Les députés ont également une indemnité de base inférieure à bien des cadres des secteurs public et parapublic. Il s’est creusé un « écart » au fil des ans et il faut « combler ce retard », selon le comité. Il justifie également une hausse de salaire en soulignant la charge de travail d’un député et son horaire atypique.

Il n’a recommandé aucune modification au régime de retraite des députés, qui est considéré comme une « Ferrari » tellement il est généreux et n’a d’équivalent nulle part ailleurs. Un précédent comité avait proposé en 2013 de hausser le salaire des députés mais, en contrepartie, d’éliminer certaines indemnités, de faire le ménage dans d’autres et, surtout, d’imposer une cure minceur à ce régime de retraite. Il ajoutait que « la problématique où le législateur est juge et partie en matière de détermination de ses propres conditions de travail ne peut être résolue à long terme que par l’instauration d’un mécanisme régulier d’analyse par un comité indépendant dont les recommandations seraient exécutoires ». Le rapport du comité Thériault-Ouellet suggère aussi de créer un jour un processus indépendant. Le Bureau de l’Assemblée nationale y a déjà réfléchi sans aller de l’avant jusqu’ici.

Lisez l’article : « La “Ferrari” des députés »

Le ministre de l’Économie et de l’Énergie, Pierre Fitzgibbon, disait lui-même le mois dernier que les élus ne devraient pas décider eux-mêmes de leur rémunération. « C’est dur d’être juge et partie. J’ai présidé plusieurs comités de rémunération de compagnies publiques, je pense qu’il faut laisser aux tierces parties le soin de regarder ce qu’on fait et d’évaluer si on est sur- ou sous-payé. La clé de ça, c’est d’avoir des gens de l’extérieur. Parce que c’est sûr qu’on ne peut pas demander aux élus de décider comment ils vont se faire payer », expliquait-il.

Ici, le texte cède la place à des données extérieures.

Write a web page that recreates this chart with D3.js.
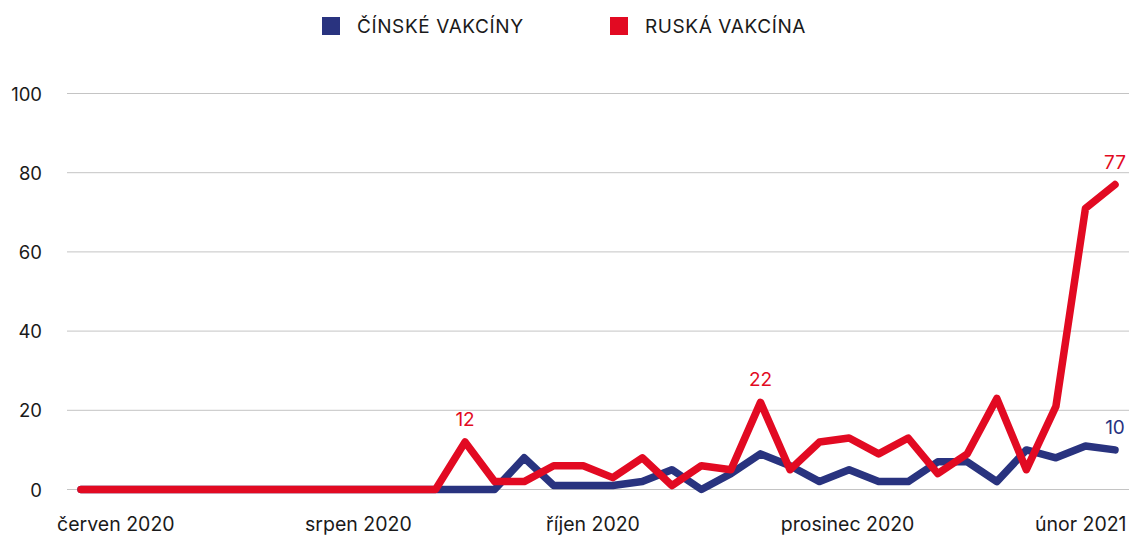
<!DOCTYPE html>
<html>
<head>
<meta charset="utf-8">
<script src="https://cdn.jsdelivr.net/npm/d3@7"></script>
<style>
  body { margin: 0; background: #fff; }
  text { font-family: Inter, 'Noto Sans', sans-serif; }
</style>
</head>
<body>
<div id="canvas"></div>
<script>
// weekly counts, June 2020 - February 2021
const chinese = [0,0,0,0,0,0,0,0,0,0,0,0,0,0,0,8,1,1,1,2,5,0,4,9,6,2,5,2,2,7,7,2,10,8,11,10];
const russian = [0,0,0,0,0,0,0,0,0,0,0,0,0,12,2,2,6,6,3,8,1,6,5,22,5,12,13,9,13,4,9,23,5,21,71,77];

const seriesNames = ['ČÍNSKÉ VAKCÍNY', 'RUSKÁ VAKCÍNA'];
const seriesColors = ['#29337f', '#e20a22'];

const monthLabels = ['červen 2020', 'srpen 2020', 'říjen 2020', 'prosinec 2020', 'únor 2021'];
const monthAt = [1.18, 9.39, 17.33, 25.95, 33.84]; // week index where each label sits
const yTicks = [0, 20, 40, 60, 80, 100];

// points that carry a value label: [series, index]
const annotated = [[1, 13], [1, 23], [1, 35], [0, 35]];

const w = 1129;
const h = 536;

const svg = d3.select('#canvas')
  .append('svg')
  .attr('width', w)
  .attr('height', h);

const x = d3.scaleLinear()
  .domain([0, russian.length - 1])
  .range([81, 1115]);

const y = d3.scaleLinear()
  .domain([0, 100])
  .range([489.5, 93.5]);

// grid
svg.append('g')
  .selectAll('line')
  .data(yTicks)
  .enter()
  .append('line')
  .attr('x1', 67)
  .attr('x2', w)
  .attr('y1', d => y(d))
  .attr('y2', d => y(d))
  .attr('stroke', '#c4c4c4')
  .attr('stroke-width', 1);

svg.append('g')
  .selectAll('text')
  .data(yTicks)
  .enter()
  .append('text')
  .attr('x', 42)
  .attr('y', d => y(d) + 7)
  .attr('text-anchor', 'end')
  .attr('font-size', 18.5)
  .attr('fill', '#1a1a1a')
  .text(d => d);

svg.append('g')
  .selectAll('text')
  .data(monthLabels)
  .enter()
  .append('text')
  .attr('x', (d, i) => x(monthAt[i]))
  .attr('y', 531)
  .attr('text-anchor', 'middle')
  .attr('font-size', 19.5)
  .attr('fill', '#1a1a1a')
  .text(d => d);

// lines
const line = d3.line()
  .x((d, i) => x(i))
  .y(d => y(d));

[chinese, russian].forEach((s, k) => {
  svg.append('path')
    .datum(s)
    .attr('fill', 'none')
    .attr('stroke', seriesColors[k])
    .attr('stroke-width', 7.5)
    .attr('stroke-linejoin', 'round')
    .attr('stroke-linecap', 'round')
    .attr('d', line);
});

// value labels
const all = [chinese, russian];
svg.append('g')
  .selectAll('text')
  .data(annotated)
  .enter()
  .append('text')
  .attr('x', d => x(d[1]))
  .attr('y', d => y(all[d[0]][d[1]]) - 16)
  .attr('text-anchor', 'middle')
  .attr('font-size', 19)
  .attr('fill', d => seriesColors[d[0]])
  .text(d => all[d[0]][d[1]]);

// legend
const legendX = [322, 610];
const legend = svg.append('g')
  .selectAll('g')
  .data(seriesNames)
  .enter()
  .append('g')
  .attr('transform', (d, i) => 'translate(' + legendX[i] + ', 17)');

legend.append('rect')
  .attr('width', 18)
  .attr('height', 18)
  .attr('fill', (d, i) => seriesColors[i]);

legend.append('text')
  .attr('x', 35)
  .attr('y', 16)
  .attr('font-size', 19)
  .attr('letter-spacing', 0.6)
  .attr('fill', '#1a1a1a')
  .text(d => d);
</script>
</body>
</html>
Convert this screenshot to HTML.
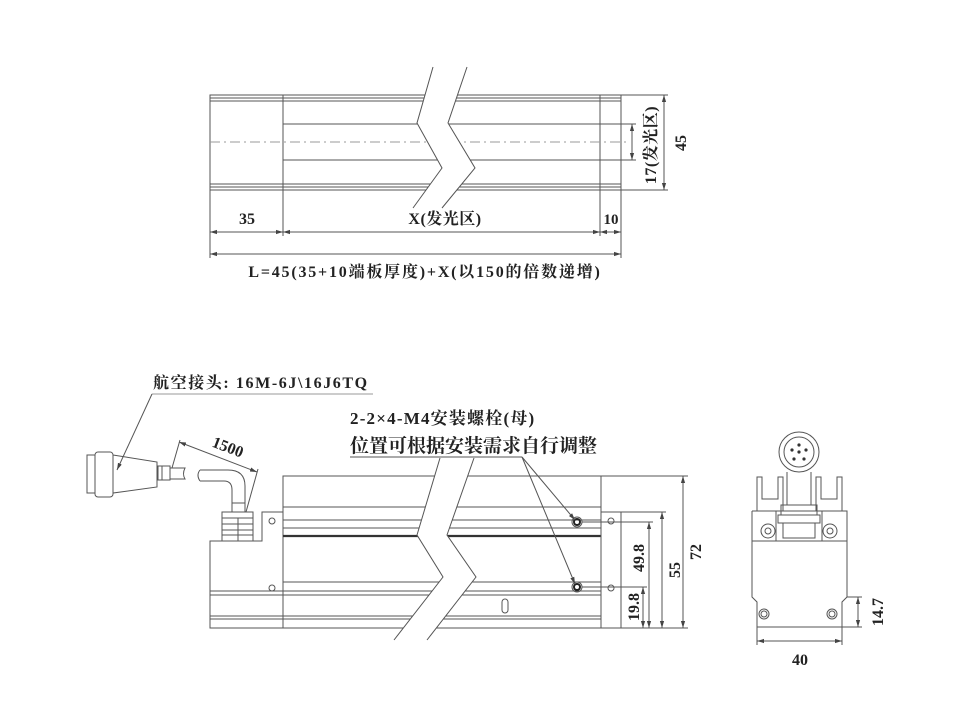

L’augmentation à venir de la rémunération des députés survient au beau milieu des négociations avec les employés de l’État, qui réclament un rattrapage salarial. Elle tombe également au moment où la hausse du coût de la vie amincit le portefeuille des contribuables. À Québec, on plaide qu’il n’y aura jamais un bon moment pour revoir le salaire des députés et que le dossier traîne depuis longtemps.